===== Source data

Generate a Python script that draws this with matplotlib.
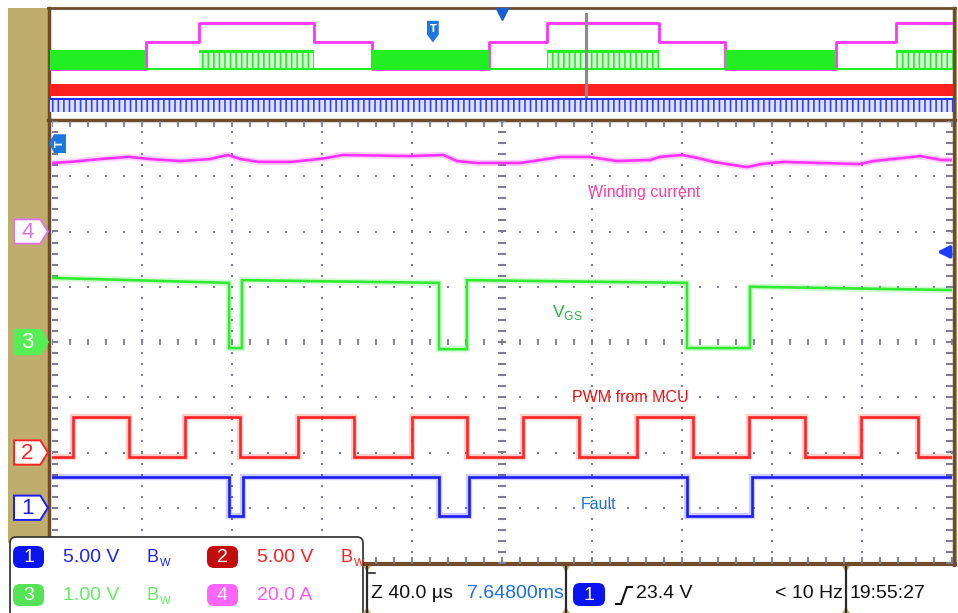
import numpy as np
import matplotlib
matplotlib.use("Agg")
import matplotlib.pyplot as plt
from matplotlib.patches import Rectangle, Polygon, FancyBboxPatch
from matplotlib.transforms import blended_transform_factory
from matplotlib import font_manager

# ---- scope settings (main window 40 us/div, 10 x 8 divisions) ----
ch_names = ["1", "2", "3", "4"]
ch_offset_div = [-3.0, -2.0, 0.0, 2.0]        # marker positions on the left strip
ch_scale = [5.0, 5.0, 1.0, 20.0]              # V/div, V/div, V/div, A/div
ch_color = ["#1c1cf5", "#ff2323", "#33ea33", "#ff33ff"]

# ---- channel 4: winding current (A) ----
current_t = [-200, -192, -179, -166, -156, -143, -130, -122, -116, -108, -94, -85, -78,
             -71, -41, -26, -20, -11, 8, 14, 26, 39, 51, 66, 70, 80, 87, 94, 100, 109,
             115, 125, 141, 159, 165, 186, 195, 200]
current_a = [24.8, 25.2, 26.2, 27.0, 26.2, 25.5, 26.2, 27.7, 26.2, 25.2, 25.2, 25.9, 26.6,
             27.7, 27.3, 27.7, 25.5, 24.8, 24.8, 25.5, 27.0, 27.0, 25.5, 25.9, 27.0, 27.7,
             26.6, 25.2, 24.4, 23.3, 24.4, 25.2, 24.8, 24.4, 25.5, 27.3, 25.9, 25.9]

# ---- channel 3: VGS (V) ----
vgs_t = [-200, -121.3, -121.3, -115.6, -115.6, -28.0, -28.0, -15.6, -15.6,
         82.2, 82.2, 110.2, 110.2, 200]
vgs_v = [1.16, 1.07, -0.11, -0.11, 1.12, 1.07, -0.13, -0.13, 1.12,
         1.07, -0.11, -0.11, 1.00, 0.94]

# ---- channel 2: PWM from MCU (V) ----
pwm_rise = [-190.7, -140.9, -90.7, -40.0, 9.3, 60.0, 109.8, 159.6]
pwm_fall = [-165.8, -116.4, -65.8, -15.6, 34.2, 84.9, 134.7, 184.9]
pwm_low, pwm_high = -0.45, 3.17

# ---- channel 1: fault (V) ----
fault_fall = [-121.3, -28.0, 82.2]
fault_rise = [-115.1, -14.7, 111.1]
fault_high, fault_low = 2.80, -0.72

# ---- overview (zoom) window, in record divisions ----
ov_bounds = [0, 1.06, 1.65, 2.92, 3.57, 4.86, 5.50, 6.74, 7.48, 8.70, 9.37, 10.0]
ov_state = ["idle", "mid", "high", "mid", "idle", "mid", "high", "mid", "idle", "mid", "high"]
ov_pink_level = {"idle": 3.64, "mid": 5.57, "high": 7.0}
ov_zoom_pos = 5.94
ov_trig_pos = 4.24

# ---- readouts ----
readout_rows = [[("1", "5.00 V"), ("2", "5.00 V")], [("3", "1.00 V"), ("4", "20.0 A")]]
badge_fill = {"1": "#0a14f0", "2": "#c30d0d", "3": "#55e255", "4": "#ff66ff"}
readout_color = {"1": "#2222ff", "2": "#ff2020", "3": "#66ee66", "4": "#ff55ff"}
timebase = "Z 40.0 \u00b5s"
delay = "7.64800ms"
trig_level = "23.4 V"
trig_freq = "< 10 Hz"
clock = "19:55:27"

TAN = "#bfad6d"
BROWN = "#6f4c2c"
GRID = "#7c7c92"

# narrow font for the scope readouts if one is installed
names = {f.name for f in font_manager.fontManager.ttflist}
if "Liberation Sans Narrow" in names:
    CONDENSED = dict(family="Liberation Sans Narrow")
    RS = 15.5
elif "DejaVu Sans Condensed" in names:
    CONDENSED = dict(family="DejaVu Sans Condensed")
    RS = 14
else:
    CONDENSED = dict(family="Liberation Sans")
    RS = 14


def step_wave(rise, fall, lo, hi, start_hi, t0=-200, t1=200):
    edges = sorted([(t, hi) for t in rise] + [(t, lo) for t in fall])
    level = hi if start_hi else lo
    ts, vs = [t0], [level]
    for t, new in edges:
        ts += [t, t]
        vs += [level, new]
        level = new
    ts.append(t1)
    vs.append(level)
    return np.array(ts), np.array(vs)


W, H = 958, 613
fig = plt.figure(figsize=(W / 100, H / 100), dpi=100)
fig.patch.set_facecolor("white")

# background decorations in pixel coordinates
deco = fig.add_axes([0, 0, 1, 1], zorder=0)
deco.set_xlim(0, W)
deco.set_ylim(H, 0)
deco.axis("off")
deco.add_patch(Rectangle((8, 8), 41, 535, fc=TAN, ec="none"))
deco.plot([48, 955], [8, 8], color=BROWN, lw=2)
deco.plot([49, 49], [8, 565], color=BROWN, lw=2.5)
deco.plot([954, 954], [8, 565], color=BROWN, lw=2.5)
deco.add_patch(Rectangle((955, 8), 2, 557, fc=TAN, ec="none"))
deco.plot([48, 955], [120, 120], color=BROWN, lw=2.5)
deco.plot([48, 955], [564, 564], color=BROWN, lw=3)

# ---- overview axes ----
ov = fig.add_axes([50 / W, (H - 119) / H, 903 / W, 110 / H], zorder=2)
ov.set_xlim(0, 10)
ov.set_ylim(0, 8)
ov.axis("off")
plt.rcParams["hatch.linewidth"] = 1.2
# pink envelope
pts_x, pts_y = [], []
for a, b, s in zip(ov_bounds[:-1], ov_bounds[1:], ov_state):
    pts_x += [a, b]
    pts_y += [ov_pink_level[s]] * 2
ov.plot(pts_x, pts_y, color="#ff33ff", lw=2, zorder=2)
for a, b, s in zip(ov_bounds[:-1], ov_bounds[1:], ov_state):
    if s == "idle":
        ov.fill_between([a, b], 3.57, 5.0, color="#22ee22", lw=0, zorder=3)
    elif s == "high":
        ov.fill_between([a, b], 3.57, 5.0, facecolor="#d8fbd8", edgecolor="#22ee22",
                        hatch="|||", lw=0, zorder=3)
        ov.fill_between([a, b], 4.8, 5.0, color="#22ee22", lw=0, zorder=3)
        ov.plot([a, b], [3.64, 3.64], color="#22ee22", lw=1.5, zorder=3)
    else:
        ov.plot([a, b], [3.64, 3.64], color="#22ee22", lw=1.5, zorder=3)
ov.fill_between([0, 10], 1.64, 2.57, color="#ff2020", lw=0, zorder=3)
ov.plot([0, 10], [1.45, 1.45], color="#2030ff", lw=1.5, zorder=3)
ov.fill_between([0, 10], 0.5, 1.4, facecolor="#dfe2ff", edgecolor="#3040ff",
                hatch="|||", lw=0, zorder=3)
ov.plot([ov_zoom_pos, ov_zoom_pos], [1.64, 7.64], color="#8a8a8a", lw=2.2, zorder=4)
ov.add_patch(Polygon([(ov_trig_pos - 0.065, 7.14), (ov_trig_pos + 0.065, 7.14),
                      (ov_trig_pos + 0.065, 6.14), (ov_trig_pos, 5.57),
                      (ov_trig_pos - 0.065, 6.14)], closed=True, fc="#1a78e0", ec="none",
                     zorder=5))
ov.text(ov_trig_pos, 6.55, "T", color="white", fontsize=7, fontweight="bold",
        ha="center", va="center", zorder=6)
ov.plot([5.0], [7.62], marker="v", ms=9, color="#1560d0", clip_on=False, zorder=6)

# ---- main graticule ----
ax = fig.add_axes([52 / W, (H - 563) / H, 900 / W, 442 / H], zorder=2)
ax.set_xlim(-200, 200)
ax.set_ylim(-4, 4)
ax.axis("off")

minor_x = np.arange(-200, 200.1, 8)
minor_y = np.arange(-4, 4.01, 0.2)
for gx in np.arange(-160, 161, 40):
    if gx != 0:
        ax.plot(np.full_like(minor_y, gx), minor_y, ls="none", marker="s", ms=1.6,
                mew=0, color=GRID)
for gy in range(-3, 4):
    if gy != 0:
        ax.plot(minor_x, np.full_like(minor_x, gy), ls="none", marker="s", ms=1.6,
                mew=0, color=GRID)
ax.plot(minor_x, np.zeros_like(minor_x), ls="none", marker="|", ms=5, mew=1.3, color=GRID)
ax.plot(np.zeros_like(minor_y), minor_y, ls="none", marker="_", ms=5.5, mew=1.5, color=GRID)
ax.plot(minor_x, np.full_like(minor_x, 4), ls="none", marker="|", ms=9, mew=1.3, color=GRID)
ax.plot(minor_x, np.full_like(minor_x, -4), ls="none", marker="|", ms=9, mew=1.3, color=GRID)
ax.plot(np.full_like(minor_y, -200), minor_y, ls="none", marker="_", ms=9, mew=1.5, color=GRID)
ax.plot(np.full_like(minor_y, 200), minor_y, ls="none", marker="_", ms=9, mew=1.5, color=GRID)


def draw_trace(t, v, idx):
    y = ch_offset_div[idx] + np.asarray(v) / ch_scale[idx]
    ax.plot(t, y, color=ch_color[idx], lw=4.5, alpha=0.22, solid_joinstyle="miter", zorder=4)
    ax.plot(t, y, color=ch_color[idx], lw=1.9, solid_joinstyle="miter", zorder=5)


draw_trace(current_t, current_a, 3)
draw_trace(vgs_t, vgs_v, 2)
t2, v2 = step_wave(pwm_rise, pwm_fall, pwm_low, pwm_high, start_hi=False)
draw_trace(t2, v2, 1)
t1, v1 = step_wave(fault_rise, fault_fall, fault_low, fault_high, start_hi=True)
draw_trace(t1, v1, 0)

# labels
ax.text(38.2, 2.71, "Winding current", color="#ff3d9e", fontsize=11.5,
        family="Liberation Sans", va="center", zorder=6)
ax.text(22.2, 0.54, r"V$_\mathregular{GS}$", color="#27b34a", fontsize=12.5,
        family="Liberation Sans", va="center", zorder=6)
ax.text(31.1, -1.0, "PWM from MCU", color="#ff0a0a", fontsize=11.5,
        family="Liberation Sans", va="center", zorder=6)
ax.text(35.1, -2.95, "Fault", color="#1f75d0", fontsize=11.5,
        family="Liberation Sans", va="center", zorder=6)

# channel markers on the left strip
bt = blended_transform_factory(ax.transAxes, ax.transData)
marker_style = {"1": ("white", "#1c1cf5", "#1c1cf5"), "2": ("white", "#ff2323", "#ff2323"),
                "3": ("#55ee55", "#55ee55", "white"), "4": ("white", "#dd77dd", "#dd77dd")}
for name, off in zip(ch_names, ch_offset_div):
    fc, ec, tc = marker_style[name]
    ax.add_patch(Polygon([(-0.0422, off + 0.22), (-0.013, off + 0.22), (-0.0045, off),
                          (-0.013, off - 0.22), (-0.0422, off - 0.22)], closed=True,
                         transform=bt, fc=fc, ec=ec, lw=1.4, clip_on=False, zorder=6))
    ax.text(-0.0275, off - 0.01, name, transform=bt, color=tc, fontsize=RS + 2, ha="center",
            va="center", clip_on=False, zorder=7, **CONDENSED)

# trigger position (off screen left) and trigger level markers
ax.add_patch(Polygon([(-201.3, 3.60), (-199.1, 3.76), (-193.8, 3.76), (-193.8, 3.42),
                      (-199.1, 3.42)], closed=True, fc="#1a78e0", ec="none",
                     clip_on=False, zorder=6))
ax.text(-196.6, 3.59, "T", color="white", fontsize=7, fontweight="bold", rotation=90,
        ha="center", va="center", zorder=7)
ax.annotate("", xy=(192.0, 1.63), xytext=(200, 1.63),
            arrowprops=dict(arrowstyle="-|>", color="#1a3cff", lw=2.5, mutation_scale=18),
            zorder=7)

# ---- readout overlay ----
top = fig.add_axes([0, 0, 1, 1], zorder=5)
top.set_xlim(0, W)
top.set_ylim(H, 0)
top.axis("off")

top.add_patch(FancyBboxPatch((10, 537), 353, 90, boxstyle="round,pad=0,rounding_size=6",
                             fc="white", ec="#3a3a3a", lw=1.3))
row_y = [557, 595]
col_x = [13, 207]
for r, row in enumerate(readout_rows):
    for c, (name, val) in enumerate(row):
        x0 = col_x[c]
        top.add_patch(FancyBboxPatch((x0, row_y[r] - 11), 31, 22,
                                     boxstyle="round,pad=0,rounding_size=7",
                                     fc=badge_fill[name], ec="none"))
        top.text(x0 + 15.5, row_y[r] + 1, name, color="white", fontsize=RS,
                 ha="center", va="center", **CONDENSED)
        top.text(x0 + 50, row_y[r] + 1, val, color=readout_color[name], fontsize=RS,
                 va="center", **CONDENSED)
        if name != "4":
            top.text(x0 + 134, row_y[r] + 1, "B", color=readout_color[name],
                     fontsize=RS - 1, va="center", **CONDENSED)
            top.text(x0 + 147, row_y[r] + 6, "W", color=readout_color[name],
                     fontsize=RS - 6, va="center", **CONDENSED)

# bottom status strip
top.add_patch(Rectangle((364, 567), 594, 46, fc="white", ec="none"))
for sx in [367, 566, 846]:
    top.plot([sx, sx], [567, 613], color="#2a2a2a", lw=1.6)
    top.add_patch(Polygon([(sx - 4, 566), (sx + 4, 566), (sx, 572)], closed=True, fc=TAN,
                          ec="none"))
    top.add_patch(Polygon([(sx - 4, 613), (sx + 4, 613), (sx, 607)], closed=True, fc=TAN,
                          ec="none"))
top.plot([367, 375], [573, 573], color="#2a2a2a", lw=1.2)
top.text(371, 594, timebase, color="#111111", fontsize=RS, va="center", **CONDENSED)
top.text(564, 594, delay, color="#1a6ee6", fontsize=RS, va="center", ha="right", **CONDENSED)
top.add_patch(FancyBboxPatch((573, 583), 32, 23, boxstyle="round,pad=0,rounding_size=7",
                             fc="#0a14f0", ec="none"))
top.text(589, 595, "1", color="white", fontsize=RS, ha="center", va="center", **CONDENSED)
top.plot([616, 621, 627, 632], [604, 604, 587, 587], color="#111111", lw=1.5)
top.text(636, 594, trig_level, color="#111111", fontsize=RS, va="center", **CONDENSED)
top.text(843, 594, trig_freq, color="#111111", fontsize=RS, va="center", ha="right", **CONDENSED)
top.text(850, 594, clock, color="#111111", fontsize=RS, va="center", **CONDENSED)

fig.savefig("out.png", dpi=100)
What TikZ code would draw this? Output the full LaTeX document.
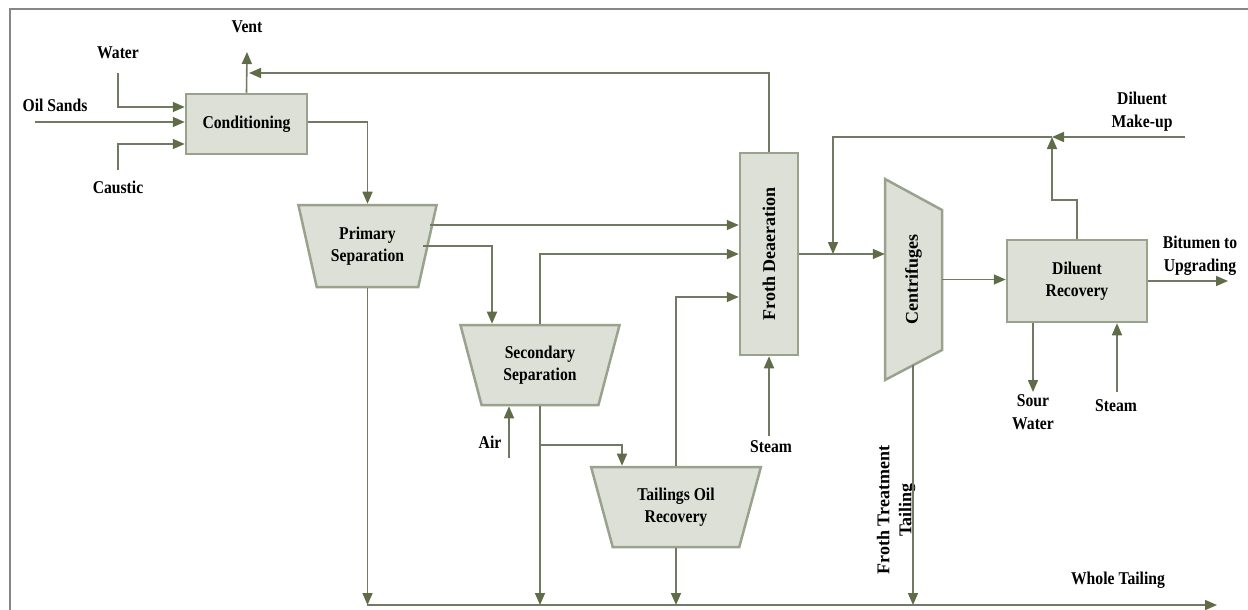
\documentclass[tikz,border=0pt]{standalone}
\usepackage{fontspec}
\newfontfamily\labelfont{Liberation Serif}[FakeStretch=0.87]
\newfontfamily\sidefont{Liberation Serif}
\usepackage{tikz}
\usetikzlibrary{positioning}
\usetikzlibrary{arrows.meta}
\usetikzlibrary{shapes.geometric}
\definecolor{boxfill}{RGB}{221,224,215}
\definecolor{boxline}{RGB}{152,162,140}
\definecolor{pipe}{RGB}{112,121,100}
\definecolor{tipgreen}{RGB}{94,108,72}
\definecolor{frame}{RGB}{135,135,135}
\tikzset{edge/.style = {->,> = {Triangle[length=12pt,width=10pt,color=tipgreen]}, draw=pipe, line width=1.6pt}}

\begin{document}
\begin{tikzpicture}[x=1pt,y=-1pt,
    unit/.style={rectangle,draw=boxline,fill=boxfill,line width=2.5pt,inner sep=0pt,align=center,font=\labelfont\bfseries\fontsize{18}{22}\selectfont},
    tank/.style={trapezium,shape border rotate=180,trapezium stretches=true,trapezium left angle=71,trapezium right angle=71,draw=boxline,fill=boxfill,line width=2.5pt,inner sep=0pt,align=center,font=\labelfont\bfseries\fontsize{18}{22}\selectfont},
    lbl/.style={inner sep=0pt,align=center,font=\labelfont\bfseries\fontsize{18}{23}\selectfont},
    side lbl/.style={inner sep=0pt,align=center,font=\sidefont\bfseries\fontsize{18}{22}\selectfont}]
    \useasboundingbox (0,0) rectangle (1248,610);
    \draw[frame,line width=2pt] (10,610) -- (10,9) -- (1248,9);

    % process units
    \node[unit,minimum width=121pt,minimum height=60pt] (cond) at (246.5,124) {Conditioning};
    \node[tank,minimum width=139pt,minimum height=82pt] (prim) at (367.5,246) {Primary\\Separation};
    \node[tank,minimum width=160pt,minimum height=80pt] (sec) at (540,365) {Secondary\\Separation};
    \node[tank,minimum width=170pt,minimum height=80pt] (tor) at (676,507) {Tailings Oil\\Recovery};
    \node[unit,minimum width=58pt,minimum height=202pt,font=\sidefont\bfseries\fontsize{18}{22}\selectfont] (froth) at (769,254) {\rotatebox{90}{Froth Deaeration}};
    \draw[draw=boxline,fill=boxfill,line width=2.5pt,line join=miter] (885,179) -- (942,210) -- (942,350) -- (885,380) -- cycle;
    \node[side lbl,minimum width=57pt,minimum height=201pt] (cent) at (913.5,279.5) {\rotatebox{90}{Centrifuges}};
    \node[unit,minimum width=140pt,minimum height=82pt] (dr) at (1077,281) {Diluent\\Recovery};

    % stream labels
    \node[lbl] (vent) at (247,27) {Vent};
    \node[lbl] (water) at (118,53) {Water};
    \node[lbl] (oilsands) at (55,105) {Oil Sands};
    \node[lbl] (caustic) at (118,187) {Caustic};
    \node[lbl] (air) at (490,442) {Air};
    \node[lbl] (steam1) at (771,447) {Steam};
    \node[lbl] (makeup) at (1142,112) {Diluent\\Make-up};
    \node[lbl] (bitumen) at (1200,256) {Bitumen to\\Upgrading};
    \node[lbl] (sour) at (1033,412) {Sour\\Water};
    \node[lbl] (steam2) at (1116,406) {Steam};
    \node[side lbl,rotate=90] (ftt) at (896,510) {Froth Treatment\\Tailing};
    \node[lbl] (whole) at (1118,580) {Whole Tailing};

    % free ends
    \coordinate (w0) at (118,73);
    \coordinate (o0) at (35,122);
    \coordinate (c0) at (118,170);
    \coordinate (vent0) at (247,52);
    \coordinate (rc0) at (249,73);
    \coordinate (p1) at (430,225);
    \coordinate (p2) at (423,246);
    \coordinate (b1) at (540,445);
    \coordinate (a0) at (509,458);
    \coordinate (s0) at (769,436);
    \coordinate (m0) at (1185,137);
    \coordinate (j1) at (1052,137);
    \coordinate (j2) at (833,254);
    \coordinate (bt) at (1228,281);
    \coordinate (sw) at (1033,392);
    \coordinate (st2) at (1117,392);
    \coordinate (ft) at (913,365);
    \coordinate (wt0) at (367,605);
    \coordinate (wt1) at (1217,605);

    % streams
    \draw[edge] (w0) |- ([yshift=17pt]cond.west);
    \draw[edge] (o0) -- ([yshift=2pt]cond.west);
    \draw[edge] (c0) |- ([yshift=-20pt]cond.west);
    \draw[edge] (cond.north) -- (vent0);
    \draw[edge] (froth.north) |- (rc0);
    \draw[edge] ([yshift=2pt]cond.east) -| (prim.north);
    \draw[edge] (p1) -- (p1 -| froth.west);
    \draw[edge] (p2) -| ([xshift=-48pt]sec.north);
    \draw[edge] (sec.north) |- (froth.west);
    \draw[edge] (tor.north) |- ([yshift=-43pt]froth.west);
    \draw[edge] (b1) -| ([xshift=-54pt]tor.north);
    \draw[edge] (a0) -- (a0 |- sec.south);
    \draw[edge] (s0) -- (froth.south);
    \draw[edge] (froth.east) -- (froth.east -| cent.west);
    \draw[edge] (m0) -- (j1);
    \draw[edge] (dr.north) -- ++(0,-39) -| (j1);
    \draw[edge] (j1) -| (j2);
    \draw[edge] (cent.east) -- (cent.east -| dr.west);
    \draw[edge] (dr.east) -- (bt);
    \draw[edge] (sw |- dr.south) -- (sw);
    \draw[edge] (st2) -- (st2 |- dr.south);
    \draw[edge] (prim.south) -- (prim.south |- wt0);
    \draw[edge] (sec.south) -- (sec.south |- wt0);
    \draw[edge] (tor.south) -- (tor.south |- wt0);
    \draw[edge] (ft) -- (ft |- wt0);
    \draw[edge] (wt0) -- (wt1);
\end{tikzpicture}
\end{document}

==========

■ **Requirement**
Repeat only the lines between the top of the entries above and the line containing "pwm_low, pwm_high = -0.45, 3.17", both ends included, without the pictures.

■ **Complete output**
Generate a Python script that draws this with matplotlib.
import numpy as np
import matplotlib
matplotlib.use("Agg")
import matplotlib.pyplot as plt
from matplotlib.patches import Rectangle, Polygon, FancyBboxPatch
from matplotlib.transforms import blended_transform_factory
from matplotlib import font_manager

# ---- scope settings (main window 40 us/div, 10 x 8 divisions) ----
ch_names = ["1", "2", "3", "4"]
ch_offset_div = [-3.0, -2.0, 0.0, 2.0]        # marker positions on the left strip
ch_scale = [5.0, 5.0, 1.0, 20.0]              # V/div, V/div, V/div, A/div
ch_color = ["#1c1cf5", "#ff2323", "#33ea33", "#ff33ff"]

# ---- channel 4: winding current (A) ----
current_t = [-200, -192, -179, -166, -156, -143, -130, -122, -116, -108, -94, -85, -78,
             -71, -41, -26, -20, -11, 8, 14, 26, 39, 51, 66, 70, 80, 87, 94, 100, 109,
             115, 125, 141, 159, 165, 186, 195, 200]
current_a = [24.8, 25.2, 26.2, 27.0, 26.2, 25.5, 26.2, 27.7, 26.2, 25.2, 25.2, 25.9, 26.6,
             27.7, 27.3, 27.7, 25.5, 24.8, 24.8, 25.5, 27.0, 27.0, 25.5, 25.9, 27.0, 27.7,
             26.6, 25.2, 24.4, 23.3, 24.4, 25.2, 24.8, 24.4, 25.5, 27.3, 25.9, 25.9]

# ---- channel 3: VGS (V) ----
vgs_t = [-200, -121.3, -121.3, -115.6, -115.6, -28.0, -28.0, -15.6, -15.6,
         82.2, 82.2, 110.2, 110.2, 200]
vgs_v = [1.16, 1.07, -0.11, -0.11, 1.12, 1.07, -0.13, -0.13, 1.12,
         1.07, -0.11, -0.11, 1.00, 0.94]

# ---- channel 2: PWM from MCU (V) ----
pwm_rise = [-190.7, -140.9, -90.7, -40.0, 9.3, 60.0, 109.8, 159.6]
pwm_fall = [-165.8, -116.4, -65.8, -15.6, 34.2, 84.9, 134.7, 184.9]
pwm_low, pwm_high = -0.45, 3.17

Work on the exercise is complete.